Sunday, March 16, 2014
About
The idea for this blog came from a comment by professional golfer Mike Bennett. Bennett has said that there is only one fundamental (fact?) in the golf swing: hit the ball first and the ground after you hit the ball. This is called "taking a divot". However, some professional golfers evidently did not take a divot, for example Jack Nicklaus. Fact or fiction?
Andy Bennet and Mike Plummer also have a "system" called Stack and Tilt (S&T). The S&T System contradicts a lot of conventional golf instruction and has a lot of critics. There are many other golf swing systems: The LAWs of Golf, the One-Plane Swing, the Golfing Machine, Power3 Golf, and many more. Each of them has slight to major differences with the conventional wisdom.
Typically (and reasonably) the "facts" of these systems are based on studying the swings of professional golfers. However, the more you look at professional golf swings, the more that the factual base of swing systems seems to evaporate (in the video above, if you carefully study professional golfer Aaron Baddley's swing when actually hitting a golf ball you will notice that it is different from the swing he uses when posing for S&T instructional pictures--if you want more detail, see professional golf instructor Brian Manzella's analysis of the video here). Is the system fact or fiction?
The unfortunate "fact" about golf instruction is that it is all based on pretty weak theory (the theory is embedded in golf machines such as Iron Byron used to test golf equipment) and equally weak research. One example of high quality research (sometimes called the "gold standard") is the clinical trial. In a clinical trial, people are randomly assigned to a drug treatment or therapy, there is a placebo control group that does not receive the treatment and the results are compared statistically. Either the drug on average worked or it didn't.
Imagine if the clinical trial methodology was applied to golf instruction. People would have to be randomly assigned to learn different golf systems or different variants on the conventional wisdom. After a period of instruction (how long does it take to learn a golf swing--maybe many years) we would observe the statistics of all the golfers in the study: driving distance, greens in regulation, average scores, etc. etc. And, we would know which instructional approach produced the best golfers.
Don't hold your breath: a clinical trial of golf instruction will never happen. We could never even start by drawing a random sample of people who would be subjected to years of golf instruction. Most people would wisely refuse to participate in such a study and any resulting sample would never be random.
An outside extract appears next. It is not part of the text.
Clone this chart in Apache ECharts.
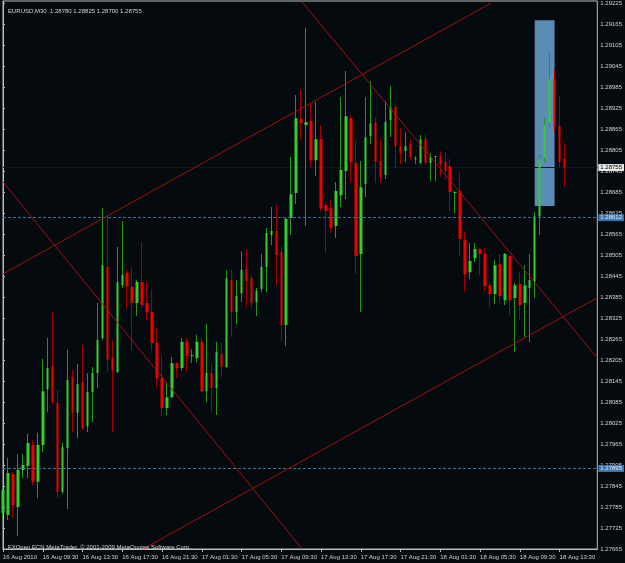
<!DOCTYPE html>
<html>
<head>
<meta charset="utf-8">
<title>EURUSD,M30</title>
<script src="https://cdn.jsdelivr.net/npm/echarts@6/dist/echarts.min.js"></script>
<style>
  html, body { margin: 0; padding: 0; background: #050a0f; }
  #main { width: 625px; height: 563px; }
</style>
</head>
<body>
<div id="main"></div>
<script>
const symbol = "EURUSD,M30";
const footerText = "FXOpen ECN MetaTrader, \u00a9 2001-2009 MetaQuotes Software Corp.";

// one label every 8 bars (4 hours of M30)
const timeLabels = [
  "16 Aug 2010", "16 Aug 09:30", "16 Aug 13:30", "16 Aug 17:30", "16 Aug 21:30",
  "17 Aug 01:30", "17 Aug 05:30", "17 Aug 09:30", "17 Aug 13:30", "17 Aug 17:30",
  "17 Aug 21:30", "18 Aug 01:30", "18 Aug 05:30", "18 Aug 09:30", "18 Aug 13:30"
];

const opens = [
  1.27768, 1.27762, 1.27879, 1.27785, 1.27891, 1.27902, 1.27962, 1.27857, 1.27962, 1.28122,
  1.28188, 1.28082, 1.27828, 1.27953, 1.28156, 1.28054, 1.28142, 1.28016, 1.28114, 1.28168,
  1.28268, 1.28471, 1.28211, 1.28171, 1.28419, 1.28454, 1.28414, 1.28368, 1.28428, 1.28368,
  1.28342, 1.28254, 1.28154, 1.28068, 1.28099, 1.28196, 1.28182, 1.28257, 1.28216, 1.28211,
  1.28257, 1.28116, 1.28168, 1.28125, 1.28222, 1.28185, 1.28434, 1.28342, 1.28396, 1.28465,
  1.28439, 1.28371, 1.28408, 1.28471, 1.28562, 1.28574, 1.28514, 1.28305, 1.28611, 1.28682,
  1.28894, 1.28876, 1.28888, 1.28776, 1.28836, 1.28648, 1.28639, 1.28588, 1.28676, 1.28745,
  1.28896, 1.28768, 1.28508, 1.28708, 1.28845, 1.28885, 1.28774, 1.28734, 1.28891, 1.28928,
  1.28816, 1.28802, 1.28822, 1.28779, 1.28768, 1.28836, 1.28768, 1.28785, 1.28788, 1.28771,
  1.28759, 1.28682, 1.28688, 1.28548, 1.28456, 1.28496, 1.28522, 1.28508, 1.28419, 1.28394,
  1.28479, 1.28376, 1.28502, 1.28382, 1.28422, 1.28368, 1.28411, 1.28428, 1.28616, 1.28782,
  1.28882, 1.29008, 1.28874, 1.28780
];
const closes = [
  1.27834, 1.27882, 1.27791, 1.27891, 1.27905, 1.27968, 1.27857, 1.27962, 1.28116, 1.28182,
  1.28085, 1.27828, 1.27956, 1.28148, 1.28056, 1.28136, 1.28008, 1.28114, 1.28168, 1.28262,
  1.28476, 1.28205, 1.28176, 1.28428, 1.28448, 1.28416, 1.28368, 1.28428, 1.28362, 1.28342,
  1.28254, 1.28154, 1.28068, 1.28099, 1.28196, 1.28182, 1.28257, 1.28216, 1.28219, 1.28257,
  1.28116, 1.28168, 1.28125, 1.28228, 1.28185, 1.28439, 1.28342, 1.28388, 1.28462, 1.28431,
  1.28368, 1.28402, 1.28471, 1.28568, 1.28574, 1.28505, 1.28305, 1.28608, 1.28679, 1.28896,
  1.28882, 1.28885, 1.28776, 1.28836, 1.28639, 1.28631, 1.28582, 1.28688, 1.28748, 1.28902,
  1.28771, 1.28502, 1.28699, 1.28842, 1.28882, 1.28771, 1.28728, 1.28885, 1.28928, 1.28816,
  1.28796, 1.28816, 1.28785, 1.28782, 1.28836, 1.28768, 1.28785, 1.28788, 1.28765, 1.28745,
  1.28685, 1.28685, 1.28551, 1.28451, 1.28488, 1.28522, 1.28508, 1.28416, 1.28394, 1.28476,
  1.28388, 1.28508, 1.28376, 1.28419, 1.28362, 1.28419, 1.28434, 1.28616, 1.28779, 1.28876,
  1.29008, 1.28871, 1.28771, 1.28755
];
const lows = [
  1.27748, 1.27748, 1.27754, 1.27702, 1.27868, 1.27868, 1.27848, 1.27811, 1.27942, 1.28056,
  1.28079, 1.27811, 1.27822, 1.27779, 1.27999, 1.27982, 1.28005, 1.27999, 1.28028, 1.28125,
  1.28262, 1.28171, 1.27999, 1.28168, 1.28411, 1.28351, 1.28234, 1.28331, 1.28356, 1.28319,
  1.28231, 1.28125, 1.28045, 1.28048, 1.28096, 1.28154, 1.28174, 1.28171, 1.28196, 1.28199,
  1.28111, 1.28085, 1.28056, 1.28048, 1.28156, 1.28182, 1.28271, 1.28308, 1.28371, 1.28356,
  1.28354, 1.28331, 1.28399, 1.28399, 1.28534, 1.28419, 1.28259, 1.28245, 1.28562, 1.28651,
  1.28831, 1.28588, 1.28756, 1.28731, 1.28631, 1.28511, 1.28568, 1.28554, 1.28642, 1.28665,
  1.28711, 1.28451, 1.28342, 1.28671, 1.28822, 1.28711, 1.28711, 1.28722, 1.28842, 1.28756,
  1.28765, 1.28771, 1.28776, 1.28765, 1.28765, 1.28765, 1.28716, 1.28716, 1.28728, 1.28719,
  1.28631, 1.28625, 1.28502, 1.28399, 1.28436, 1.28485, 1.28448, 1.28402, 1.28356, 1.28365,
  1.28365, 1.28362, 1.28331, 1.28228, 1.28319, 1.28271, 1.28257, 1.28382, 1.28562, 1.28771,
  1.28871, 1.28856, 1.28756, 1.28700
];
const highs = [
  1.27840, 1.27925, 1.27885, 1.27936, 1.27936, 1.27994, 1.27976, 1.27997, 1.28208, 1.28268,
  1.28342, 1.28119, 1.27968, 1.28234, 1.28176, 1.28194, 1.28248, 1.28168, 1.28185, 1.28368,
  1.28639, 1.28619, 1.28262, 1.28528, 1.28602, 1.28462, 1.28471, 1.28434, 1.28542, 1.28428,
  1.28408, 1.28299, 1.28219, 1.28139, 1.28214, 1.28199, 1.28268, 1.28268, 1.28236, 1.28277,
  1.28268, 1.28308, 1.28194, 1.28257, 1.28254, 1.28462, 1.28462, 1.28434, 1.28516, 1.28522,
  1.28448, 1.28411, 1.28508, 1.28582, 1.28642, 1.28648, 1.28528, 1.28614, 1.28785, 1.28962,
  1.28979, 1.29154, 1.28939, 1.28942, 1.28876, 1.28656, 1.28662, 1.28714, 1.28956, 1.29031,
  1.28905, 1.28836, 1.28774, 1.28956, 1.29002, 1.28899, 1.28836, 1.28945, 1.28988, 1.28936,
  1.28868, 1.28856, 1.28836, 1.28788, 1.28848, 1.28848, 1.28796, 1.28788, 1.28802, 1.28799,
  1.28779, 1.28688, 1.28742, 1.28571, 1.28539, 1.28539, 1.28525, 1.28525, 1.28428, 1.28491,
  1.28508, 1.28511, 1.28505, 1.28425, 1.28456, 1.28476, 1.28508, 1.28628, 1.28791, 1.28896,
  1.29085, 1.29036, 1.28959, 1.28825
];

// chart objects: bid, two horizontal levels, four trend lines, one rectangle
const bidPrice = 1.28755;
const levelPrices = [1.28612, 1.27895];
const trendLines = [
  [[0, 1.28451], [98.2, 1.29225]],
  [[28.2, 1.27665], [119.6, 1.28383]],
  [[0, 1.28714], [60.2, 1.27665]],
  [[60.2, 1.29228], [119.6, 1.28211]]
];
const boxCorners = [[107, 1.29176], [111, 1.28645]];

const priceMin = 1.27665;
const priceMax = 1.29231;
const priceStep = 0.0006;
const barsPerLabel = 8;
const xMax = 119.6;

const bg = "#050a0f";
const textColor = "#d2d2d2";
const frameColor = "#bdbdbd";
const font = "Liberation Sans";

const last = opens.length - 1;
const candles = opens.map((o, i) => [i, o, closes[i], lows[i], highs[i]]);
const fmt = (v) => v.toFixed(5);

const chart = echarts.init(document.getElementById("main"), null, { renderer: "canvas" });

const option = {
  animation: false,
  backgroundColor: bg,
  textStyle: { fontFamily: font },
  title: [
    {
      text: symbol + "  " + [opens[last], highs[last], lows[last], closes[last]].map(fmt).join(" "),
      left: 3,
      top: 3,
      textStyle: { color: textColor, fontSize: 6, fontWeight: "normal", fontFamily: font }
    },
    {
      text: footerText,
      left: 3,
      top: 539,
      textStyle: { color: textColor, fontSize: 6, fontWeight: "normal", fontFamily: font }
    }
  ],
  grid: {
    left: 2,
    right: 25,
    top: 1,
    bottom: 14,
    show: true,
    backgroundColor: bg,
    borderColor: frameColor,
    borderWidth: 1
  },
  xAxis: {
    type: "value",
    min: 0,
    max: xMax,
    interval: barsPerLabel,
    axisLine: { show: true, lineStyle: { color: frameColor } },
    axisTick: { show: true, length: 3, lineStyle: { color: frameColor } },
    splitLine: { show: false },
    axisLabel: {
      showMaxLabel: false,
      color: textColor,
      fontSize: 6,
      fontFamily: font,
      align: "left",
      margin: 5,
      formatter: (v) => {
        const k = Math.round(v / barsPerLabel);
        return Math.abs(v - k * barsPerLabel) < 1e-6 && timeLabels[k] ? timeLabels[k] : "";
      }
    }
  },
  yAxis: {
    type: "value",
    position: "right",
    min: priceMin,
    max: priceMax,
    interval: priceStep,
    scale: true,
    axisLine: { show: true, lineStyle: { color: frameColor } },
    axisTick: { show: true, length: 2, lineStyle: { color: frameColor } },
    splitLine: { show: false },
    axisLabel: {
      showMaxLabel: false,
      color: textColor,
      fontSize: 6,
      fontFamily: font,
      margin: 3,
      formatter: (v) => fmt(v)
    }
  },
  series: [
    {
      // rectangle object, drawn behind the candles
      type: "line",
      data: [],
      z: 1,
      silent: true,
      markArea: {
        silent: true,
        z: 0,
        itemStyle: { color: "#5b8cb4" },
        data: [[{ coord: boxCorners[0] }, { coord: boxCorners[1] }]]
      }
    },
    {
      // bid line (dark, only shows against the rectangle)
      type: "line",
      data: [],
      z: 2,
      silent: true,
      markLine: {
        silent: true,
        z: 1,
        precision: 5,
        symbol: "none",
        lineStyle: { color: "#0e161e", width: 1, type: "solid" },
        label: {
          position: "end",
          distance: 1,
          formatter: (p) => fmt(p.value),
          color: "#000000",
          backgroundColor: "#e8e8e8",
          padding: [1, 2, 0, 2],
          fontSize: 6,
          fontFamily: font
        },
        data: [{ yAxis: bidPrice }]
      }
    },
    {
      // wicks
      type: "candlestick",
      z: 3,
      silent: true,
      barWidth: 1,
      itemStyle: {
        color: "#1f9a1f",
        color0: "#a00000",
        borderColor: "#1f9a1f",
        borderColor0: "#a00000",
        borderWidth: 1
      },
      data: candles
    },
    {
      // bodies
      type: "candlestick",
      z: 4,
      silent: true,
      barWidth: 3,
      itemStyle: {
        color: "#33cc33",
        color0: "#ee0000",
        borderColor: "#33cc33",
        borderColor0: "#ee0000",
        borderWidth: 0
      },
      data: candles
    },
    {
      // horizontal levels and trend lines
      type: "line",
      data: [],
      z: 5,
      silent: true,
      markLine: {
        silent: true,
        z: 6,
        precision: 5,
        symbol: "none",
        data: levelPrices.map((p) => ({
          yAxis: p,
          lineStyle: { color: "#3f6f96", width: 1, type: [3, 2] },
          label: {
            show: true,
            position: "end",
            distance: 1,
            formatter: (q) => fmt(q.value),
            color: "#e8eef4",
            backgroundColor: "#3b74a8",
            padding: [1, 2, 0, 2],
            fontSize: 6,
            fontFamily: font
          }
        })).concat(trendLines.map((t) => [
          { coord: t[0], lineStyle: { color: "#a01010", width: 1, type: "solid" }, label: { show: false } },
          { coord: t[1] }
        ]))
      }
    }
  ]
};

chart.setOption(option);
</script>
</body>
</html>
What are we amateur consumers of golf instruction to do? We can evaluate the golf systems for their internal consistency, their simplicity, and their ease of understanding. We can experiment on ourselves (dig it out of the dirt as professional golfer Ben Hogan used to say--Hogan had his own system called the Five Lessons). And, we can write about it. That should provide enough material for a number of years of blogging!